** start GIVEN RECORDS **
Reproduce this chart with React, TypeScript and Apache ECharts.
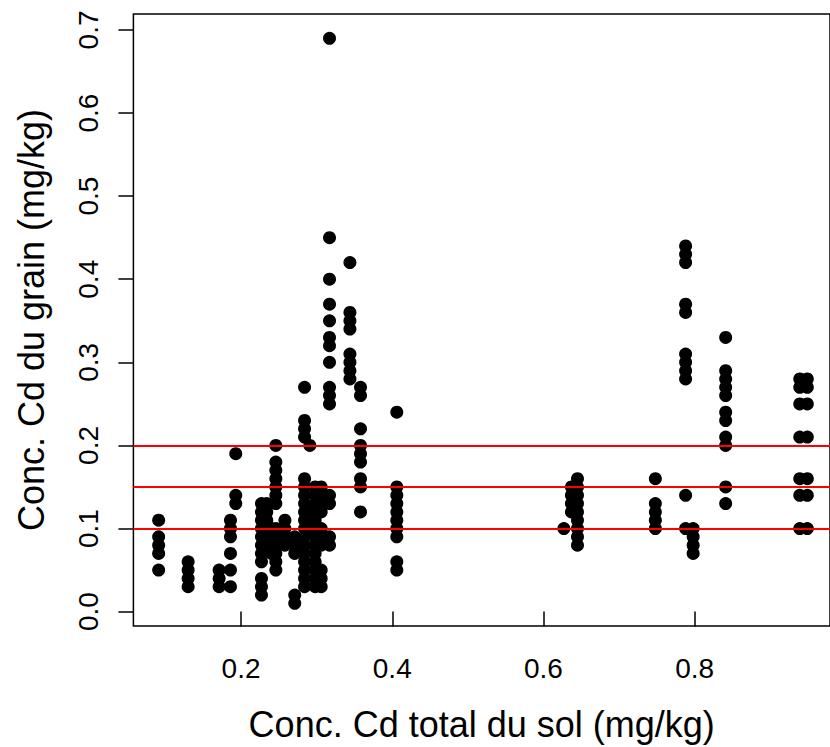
import React, { useEffect, useRef } from "react";
import * as echarts from "echarts";

// Soil total Cd (x) for each column of points, and the grain Cd values (y) observed at it
const soilCd = [
  0.091, 0.130, 0.171, 0.186, 0.193, 0.227, 0.234, 0.240, 0.246, 0.258, 0.271,
  0.284, 0.291, 0.298, 0.306, 0.317, 0.344, 0.358, 0.406, 0.627, 0.637, 0.645,
  0.748, 0.788, 0.798, 0.841, 0.939, 0.949,
];
const grainCd = [
  [0.11, 0.09, 0.08, 0.07, 0.05],
  [0.06, 0.05, 0.04, 0.03],
  [0.05, 0.04, 0.03],
  [0.11, 0.10, 0.09, 0.07, 0.05, 0.03],
  [0.19, 0.14, 0.13],
  [0.13, 0.12, 0.11, 0.10, 0.09, 0.08, 0.07, 0.06, 0.04, 0.03, 0.02],
  [0.13, 0.12, 0.11, 0.10, 0.09, 0.08],
  [0.10, 0.09, 0.08, 0.07],
  [0.20, 0.18, 0.17, 0.16, 0.15, 0.14, 0.13, 0.10, 0.09, 0.08, 0.07, 0.06, 0.05],
  [0.11, 0.10, 0.09, 0.08],
  [0.09, 0.08, 0.07, 0.02, 0.01],
  [0.27, 0.23, 0.22, 0.21, 0.16, 0.15, 0.14, 0.13, 0.12, 0.11, 0.10, 0.09, 0.08, 0.07, 0.06, 0.05, 0.04, 0.03],
  [0.20, 0.12, 0.11, 0.10],
  [0.15, 0.14, 0.13, 0.12, 0.11, 0.10, 0.09, 0.08, 0.07, 0.06, 0.05, 0.04, 0.03],
  [0.15, 0.14, 0.13, 0.12, 0.10, 0.09, 0.08, 0.05, 0.04, 0.03],
  [0.69, 0.45, 0.40, 0.37, 0.35, 0.33, 0.32, 0.30, 0.27, 0.26, 0.25, 0.14, 0.13, 0.09, 0.08],
  [0.42, 0.36, 0.35, 0.34, 0.31, 0.30, 0.29, 0.28],
  [0.27, 0.26, 0.22, 0.20, 0.19, 0.18, 0.16, 0.15, 0.12],
  [0.24, 0.15, 0.14, 0.13, 0.12, 0.11, 0.10, 0.09, 0.06, 0.05],
  [0.10],
  [0.15, 0.14, 0.13, 0.12],
  [0.16, 0.15, 0.14, 0.13, 0.12, 0.11, 0.10, 0.09, 0.08],
  [0.16, 0.13, 0.12, 0.11, 0.10],
  [0.44, 0.43, 0.42, 0.37, 0.36, 0.31, 0.30, 0.29, 0.28, 0.14, 0.10],
  [0.10, 0.09, 0.08, 0.07],
  [0.33, 0.29, 0.28, 0.27, 0.26, 0.24, 0.23, 0.21, 0.20, 0.15, 0.13],
  [0.28, 0.27, 0.25, 0.21, 0.16, 0.14, 0.10],
  [0.28, 0.27, 0.25, 0.21, 0.16, 0.14, 0.10],
];
const thresholds = [0.1, 0.15, 0.2];
const xTicks = [0.2, 0.4, 0.6, 0.8];
const yTicks = [0.0, 0.1, 0.2, 0.3, 0.4, 0.5, 0.6, 0.7];
const xTitle = "Conc. Cd total du sol (mg/kg)";
const yTitle = "Conc. Cd du grain (mg/kg)";

export default function App() {
  const ref = useRef<HTMLDivElement>(null);
  useEffect(() => {
    if (!ref.current) return;
    const chart = echarts.init(ref.current, undefined, { renderer: "svg" });
    const points: [number, number][] = [];
    soilCd.forEach((x, i) => grainCd[i].forEach((y) => points.push([x, y])));
    const font = "Liberation Sans, Arial, Helvetica, sans-serif";
    chart.setOption({
      animation: false,
      backgroundColor: "#fff",
      grid: {
        left: 133.4,
        top: 14,
        bottom: 119.3,
        right: -5.5,
        show: true,
        borderColor: "#000",
        borderWidth: 1.5,
        backgroundColor: "transparent",
      },
      xAxis: {
        type: "value",
        min: 0.0576,
        max: 0.979,
        name: xTitle,
        nameLocation: "middle",
        nameGap: 80,
        nameTextStyle: { fontFamily: font, fontSize: 36, color: "#000" },
        axisLine: { show: false },
        splitLine: { show: false },
        axisTick: {
          show: true,
          length: 15,
          customValues: xTicks,
          lineStyle: { color: "#000", width: 1.5 },
        },
        axisLabel: {
          customValues: xTicks,
          margin: 28,
          fontFamily: font,
          fontSize: 28,
          color: "#000",
          formatter: (v: number) => v.toFixed(1),
        },
      },
      yAxis: {
        type: "value",
        min: -0.0173,
        max: 0.7192,
        name: yTitle,
        nameLocation: "middle",
        nameGap: 84,
        nameRotate: 90,
        nameTextStyle: { fontFamily: font, fontSize: 36, color: "#000" },
        axisLine: { show: false },
        splitLine: { show: false },
        axisTick: {
          show: true,
          length: 15,
          customValues: yTicks,
          lineStyle: { color: "#000", width: 1.5 },
        },
        axisLabel: {
          customValues: yTicks,
          rotate: 90,
          margin: 31,
          fontFamily: font,
          fontSize: 28,
          color: "#000",
          formatter: (v: number) => v.toFixed(1),
        },
      },
      series: [
        {
          type: "scatter",
          data: points,
          symbol: "circle",
          symbolSize: 13,
          itemStyle: { color: "#000", opacity: 1 },
          z: 2,
        },
        {
          type: "scatter",
          data: [],
          z: 5,
          markLine: {
            silent: true,
            symbol: ["none", "none"],
            label: { show: false },
            lineStyle: { color: "#ff0000", width: 2, type: "solid" },
            data: thresholds.map((t) => ({ yAxis: t })),
          },
        },
      ],
    });
    return () => chart.dispose();
  }, []);
  return (
    <div
      ref={ref}
      style={{ position: "absolute", left: 0, top: 0, width: 830, height: 747 }}
    />
  );
}
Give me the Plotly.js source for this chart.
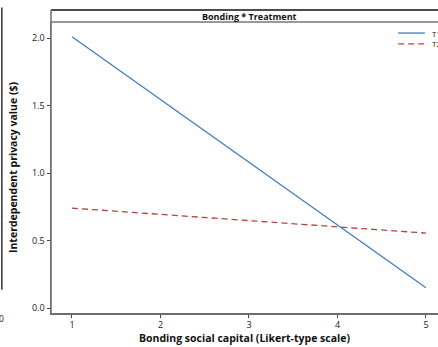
<!DOCTYPE html>
<html>
<head>
<meta charset="utf-8">
<script src="https://cdn.plot.ly/plotly-3.0.1.min.js"></script>
<style>html,body{margin:0;padding:0;background:#fff;}#chart{width:438px;height:347px;}</style>
</head>
<body>
<div id="chart"></div>
<script>
var bonding = [1, 5];
var t1Values = [2.01, 0.15];
var t2Values = [0.74, 0.555];
var seriesNames = ['T1', 'T2'];
var xTicks = [1, 2, 3, 4, 5];
var yTicks = [0.0, 0.5, 1.0, 1.5, 2.0];
var yTickLabels = ['0.0', '0.5', '1.0', '1.5', '2.0'];

var FONT = 'Open Sans, Noto Sans, sans-serif';
var blue = '#3d7cc4';
var red = '#b5443f';

var traces = [
  {x: bonding, y: t1Values, name: seriesNames[0], mode: 'lines', type: 'scatter',
   line: {color: blue, width: 1.3, dash: 'solid'}, showlegend: false, hoverinfo: 'skip'},
  {x: bonding, y: t2Values, name: seriesNames[1], mode: 'lines', type: 'scatter',
   line: {color: red, width: 1.3, dash: '6px,4px'}, showlegend: false, hoverinfo: 'skip'}
];

var layout = {
  width: 438, height: 347,
  margin: {l: 51, r: 0, t: 22, b: 34, pad: 0},
  paper_bgcolor: '#ffffff', plot_bgcolor: '#ffffff',
  font: {family: FONT, color: '#222', size: 9},
  xaxis: {
    range: [0.763, 5.136], tickvals: xTicks, ticktext: xTicks.map(String),
    showgrid: false, zeroline: false, showline: true, linecolor: '#6e6e6e', linewidth: 1.5,
    ticks: 'outside', ticklen: 3, tickwidth: 1, tickcolor: '#444',
    tickfont: {family: FONT, size: 9, color: '#222'},
    title: {text: '<b>Bonding social capital (Likert-type scale)</b>', font: {family: FONT, size: 10.5, color: '#111'}, standoff: 4}
  },
  yaxis: {
    range: [-0.037, 2.119], tickvals: yTicks, ticktext: yTickLabels,
    showgrid: false, zeroline: false, showline: true, linecolor: '#6e6e6e', linewidth: 1.5,
    ticks: 'outside', ticklen: 3, tickwidth: 1, tickcolor: '#444',
    tickfont: {family: FONT, size: 9, color: '#222'},
    title: {text: '<b>Interdependent privacy value ($)</b>', font: {family: FONT, size: 10.5, color: '#111'}, standoff: 12}
  },
  shapes: [
    {type: 'rect', xref: 'paper', yref: 'paper', x0: 0, x1: 1.05, y0: 1, y1: 1.041,
     line: {width: 0}, fillcolor: '#ffffff', layer: 'below'},
    {type: 'line', xref: 'paper', yref: 'paper', x0: 0, x1: 1.05, y0: 1.041, y1: 1.041,
     line: {color: '#111', width: 1.5}},
    {type: 'line', xref: 'paper', yref: 'paper', x0: 0, x1: 1.05, y0: 1.0, y1: 1.0,
     line: {color: '#777', width: 1.5}},
    {type: 'line', xref: 'paper', yref: 'paper', x0: 0, x1: 0, y0: 0, y1: 1.041,
     line: {color: '#6e6e6e', width: 1.5}},
    {type: 'line', xref: 'paper', yref: 'paper', x0: -0.127, x1: -0.127, y0: 0.08, y1: 1.05,
     line: {color: '#333', width: 1.5}},
    {type: 'line', xref: 'paper', yref: 'paper', x0: 0.897, x1: 0.966, y0: 0.962, y1: 0.962,
     line: {color: blue, width: 1.3}},
    {type: 'line', xref: 'paper', yref: 'paper', x0: 0.897, x1: 0.966, y0: 0.925, y1: 0.925,
     line: {color: red, width: 1.3, dash: '6px,4px'}}
  ],
  annotations: [
    {text: '<b>Bonding * Treatment</b>', xref: 'paper', yref: 'paper', x: 0.512, y: 1.0205,
     xanchor: 'center', yanchor: 'middle', showarrow: false, font: {family: FONT, size: 9, color: '#111'}},
    {text: seriesNames[0], xref: 'paper', yref: 'paper', x: 0.98, y: 0.962, xanchor: 'left', yanchor: 'middle',
     showarrow: false, font: {family: FONT, size: 8, color: '#222'}},
    {text: seriesNames[1], xref: 'paper', yref: 'paper', x: 0.98, y: 0.925, xanchor: 'left', yanchor: 'middle',
     showarrow: false, font: {family: FONT, size: 8, color: '#222'}},
    {text: '0', xref: 'paper', yref: 'paper', x: -0.127, y: -0.02, xanchor: 'center', yanchor: 'middle',
     showarrow: false, font: {family: FONT, size: 8.5, color: '#222'}}
  ]
};

Plotly.newPlot('chart', traces, layout, {staticPlot: true, displayModeBar: false});
</script>
</body>
</html>
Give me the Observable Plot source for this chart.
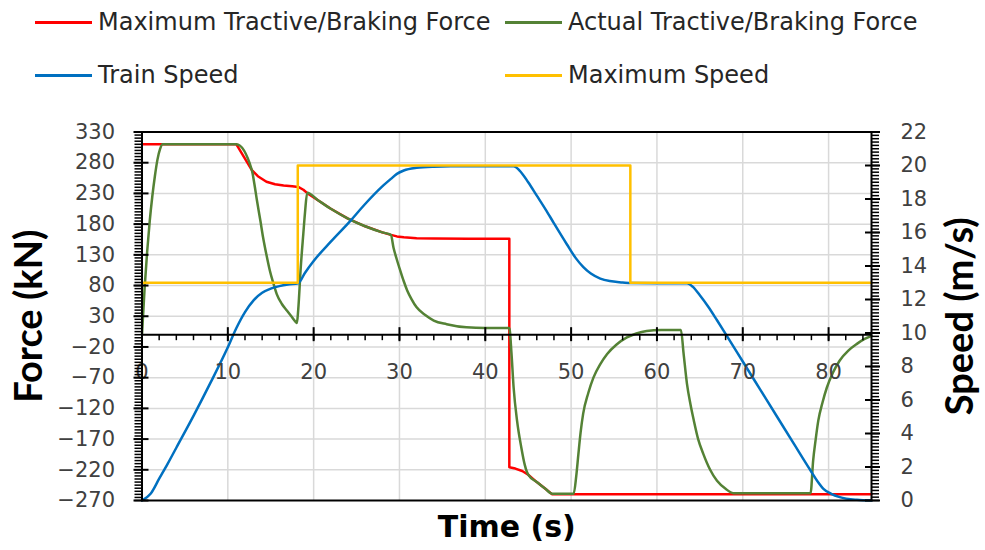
<!DOCTYPE html>
<html>
<head>
<meta charset="utf-8">
<script src="https://cdn.jsdelivr.net/npm/d3@7"></script>
<script src="https://cdn.jsdelivr.net/npm/@observablehq/plot@0.6"></script>
<style>
  body { margin: 0; background: #fff; }
  #legend { position: relative; width: 985px; height: 100px; font-family: "DejaVu Sans"; font-size: 24px; color: #262626; }
  .item { position: absolute; display: flex; align-items: center; height: 30px; white-space: nowrap; }
  .swatch { display: inline-block; width: 57px; height: 3px; margin-right: 6px; }
</style>
</head>
<body>
<div id="legend"></div>
<div id="chart"></div>
<script>
// Series names and colours
const seriesNames = ["Maximum Tractive/Braking Force", "Actual Tractive/Braking Force", "Train Speed", "Maximum Speed"];
const seriesColors = ["#ff0000", "#548235", "#0070c0", "#ffc000"];

// Axis tick values
const timeTicks = [0, 10, 20, 30, 40, 50, 60, 70, 80];
const forceTicks = [-270, -220, -170, -120, -70, -20, 30, 80, 130, 180, 230, 280, 330];
const speedTicks = [0, 2, 4, 6, 8, 10, 12, 14, 16, 18, 20, 22];

// [time (s), force (kN)]
const maxForce = [
  [0, 310], [11, 310], [12.8, 268], [13.5, 258], [14.5, 249], [15.5, 245], [16.5, 243], [17.5, 241.5],
  [18.2, 240.5], [18.8, 236], [19.3, 230], [20.5, 219], [22, 205], [24, 189], [26, 176.5], [28, 166.5],
  [29, 162.5], [29.7, 160], [30.5, 158.5], [32, 157.2], [34, 156.5], [38, 156], [42.8, 156],
  [42.8, -216], [43.5, -218], [44.3, -222], [45, -228], [46, -240], [47, -251], [47.8, -260], [85, -260]
];

// [time (s), force (kN)]
const actualForce = [
  [0, 0], [0.3, 75], [0.6, 135], [0.9, 185], [1.2, 225], [1.5, 258], [1.8, 285], [2.1, 302], [2.4, 310],
  [11, 310], [12.8, 268], [13.1, 245], [13.4, 218], [13.8, 185], [14.1, 159], [14.5, 130], [14.9, 104],
  [15.3, 84], [15.7, 66], [16.3, 50], [16.9, 39], [17.4, 30], [17.9, 21], [18.05, 19], [18.2, 40],
  [18.5, 110], [18.8, 165], [19.0, 200], [19.25, 231], [20.5, 219], [22, 205], [24, 189], [26, 176.5],
  [28, 166.5], [29, 162.5], [29.3, 142], [29.7, 122], [30.1, 104], [30.5, 87], [30.9, 72], [31.4, 58],
  [32, 44.5], [33, 32], [34, 23], [35.5, 17], [37.8, 12], [40, 11], [42.8, 11], [43.05, -30], [43.3, -86],
  [43.7, -140], [44.2, -184], [44.6, -212], [45, -228], [46, -240], [47, -251], [47.8, -259], [50.3, -259],
  [50.6, -230], [50.85, -194], [51.1, -160], [51.4, -129], [52, -95], [52.6, -70], [53.4, -48], [54.2, -31.5],
  [55.3, -16], [56.5, -4.5], [57.6, 2], [58.8, 6], [60.5, 7.5], [62.8, 7.6], [63.1, -30], [63.5, -80],
  [63.9, -113], [64.3, -140], [64.8, -170], [65.4, -194], [66.2, -220], [67, -238], [68, -251], [68.9, -258],
  [77.9, -258], [78.2, -205], [78.5, -170], [78.8, -140], [79.3, -110], [79.8, -86], [80.5, -62], [81.3, -42],
  [82.3, -26], [83.3, -15], [84.2, -7], [85, -2]
];

// [time (s), speed (m/s)]
const trainSpeed = [
  [0, 0], [1, 0.4], [2, 1.3], [3, 2.2], [4, 3.15], [6, 5.05], [8, 7.05], [10, 9.15], [11, 10.3], [12, 11.25],
  [13, 11.95], [14, 12.4], [15, 12.65], [16, 12.8], [17, 12.9], [18.2, 12.97], [19, 13.6], [20, 14.3],
  [22, 15.45], [24.2, 16.65], [26, 17.7], [28, 18.75], [29, 19.2], [29.7, 19.5], [30.5, 19.7], [32, 19.86],
  [34, 19.93], [36, 19.95], [43.3, 19.95], [44, 19.7], [45, 19.0], [46, 18.2], [47, 17.4], [48, 16.55],
  [49.5, 15.3], [50.5, 14.5], [51.4, 13.95], [52.3, 13.55], [53.4, 13.25], [54.5, 13.1], [56, 13.02],
  [57, 12.98], [63.5, 12.97], [64.2, 12.75], [65, 12.25], [66, 11.55], [67, 10.76], [68, 9.95], [70, 8.3],
  [72, 6.65], [74, 5.0], [76, 3.35], [77.9, 1.79], [78.7, 1.15], [79.4, 0.7], [80.3, 0.4], [81.3, 0.2],
  [83.3, 0.04], [85, 0]
];

// [time (s), speed (m/s)]
const maxSpeed = [[0, 13], [18.15, 13], [18.15, 20], [56.9, 20], [56.9, 13], [85, 13]];

// Speed shares the plot with force: map the secondary axis onto the primary one
const F_MIN = forceTicks[0], F_MAX = forceTicks[forceTicks.length - 1];
const V_MAX = speedTicks[speedTicks.length - 1];
const toForce = (v) => F_MIN + v * (F_MAX - F_MIN) / V_MAX;
const toSpeed = (f) => (f - F_MIN) * V_MAX / (F_MAX - F_MIN);

// Legend
const legendPos = [[35, 7], [505, 7], [35, 60], [505, 60]];
const legend = d3.select("#legend");
seriesNames.forEach((name, i) => {
  const item = legend.append("div").attr("class", "item")
    .style("left", legendPos[i][0] + "px").style("top", legendPos[i][1] + "px");
  item.append("span").attr("class", "swatch").style("background", seriesColors[i]);
  item.append("span").text(name);
});

const tickFont = {fontFamily: "DejaVu Sans", fontSize: 21, fill: "#404040"};
const titleFont = {fontWeight: "bold", fill: "black", textAnchor: "middle", lineAnchor: "middle"};
const blank = () => "";
const line = (data, color, y, curve = "linear") =>
  Plot.line(data, {x: (d) => d[0], y, stroke: color, strokeWidth: 2.5, curve});

const chart = Plot.plot({
  width: 985,
  height: 450,
  marginTop: 31.5,
  marginBottom: 50,
  marginLeft: 141.5,
  marginRight: 114,
  x: {domain: [0, 85], axis: null},
  y: {domain: [F_MIN, F_MAX], axis: null},
  style: {background: "white", overflow: "visible"},
  marks: [
    Plot.gridX(timeTicks.slice(1), {stroke: "#d9d9d9", strokeOpacity: 1, strokeWidth: 1.5}),
    Plot.gridY(forceTicks.slice(1, -1), {stroke: "#d9d9d9", strokeOpacity: 1, strokeWidth: 1.5}),

    line(maxForce, seriesColors[0], (d) => d[1]),
    line(actualForce, seriesColors[1], (d) => d[1], "monotone-x"),
    line(trainSpeed, seriesColors[2], (d) => toForce(d[1]), "monotone-x"),
    line(maxSpeed, seriesColors[3], (d) => toForce(d[1])),

    // Time axis drawn along zero force
    Plot.ruleY([0], {stroke: "black", strokeWidth: 2}),
    Plot.ruleX(d3.range(0, 85, 2), {x: (d) => d, y1: 0, y2: 0, insetBottom: -6, stroke: "black", strokeWidth: 1.5}),
    Plot.ruleX(timeTicks, {x: (d) => d, y1: 0, y2: 0, insetTop: -7, insetBottom: -7, stroke: "black", strokeWidth: 2}),
    Plot.text(timeTicks, {x: (d) => d, y: 0, dy: 38, text: (d) => String(d), ...tickFont}),

    // Force axis (left)
    Plot.axisY(d3.range(F_MIN, F_MAX + 1, 5), {anchor: "left", tickSize: 7, tickFormat: blank, label: null, strokeWidth: 1.5}),
    Plot.axisY(forceTicks, {anchor: "left", tickSize: 15, dx: 7, tickFormat: blank, label: null, strokeWidth: 2}),
    Plot.axisY(forceTicks, {anchor: "left", tickSize: 0, tickPadding: 27, label: null, ...tickFont}),

    // Speed axis (right)
    Plot.axisY(d3.range(0, 110 + 1).map((k) => toForce(k / 5)), {anchor: "right", tickSize: 7, tickFormat: blank, label: null, strokeWidth: 1.5}),
    Plot.axisY(speedTicks.map(toForce), {anchor: "right", tickSize: 15, dx: -7, tickFormat: blank, label: null, strokeWidth: 2}),
    Plot.axisY(speedTicks.map(toForce), {anchor: "right", tickSize: 0, tickPadding: 29, label: null,
      tickFormat: (f) => String(Math.round(toSpeed(f))), ...tickFont}),

    Plot.frame({stroke: "black", strokeWidth: 2}),

    // Axis titles
    Plot.text(["Force (kN)"], {frameAnchor: "left", dx: -112, rotate: -90, text: (d) => d,
      fontFamily: "Lato", fontSize: 38, ...titleFont}),
    Plot.text(["Speed (m/s)"], {frameAnchor: "right", dx: 89, rotate: -90, text: (d) => d,
      fontFamily: "Lato", fontSize: 38, ...titleFont}),
    Plot.text(["Time (s)"], {frameAnchor: "bottom", dy: 27, text: (d) => d,
      fontFamily: "DejaVu Sans", fontSize: 30, ...titleFont})
  ]
});

document.getElementById("chart").append(chart);
</script>
</body>
</html>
** end GIVEN RECORDS **
Exactly and only the lines from the top of the records down to the line containing "import * as" should be transcribed, please, without the pictures.

= TASK SOLUTION =
Reproduce this chart with React, TypeScript and Apache ECharts.
import React, { useEffect, useRef } from "react";
import * as echarts from "echarts";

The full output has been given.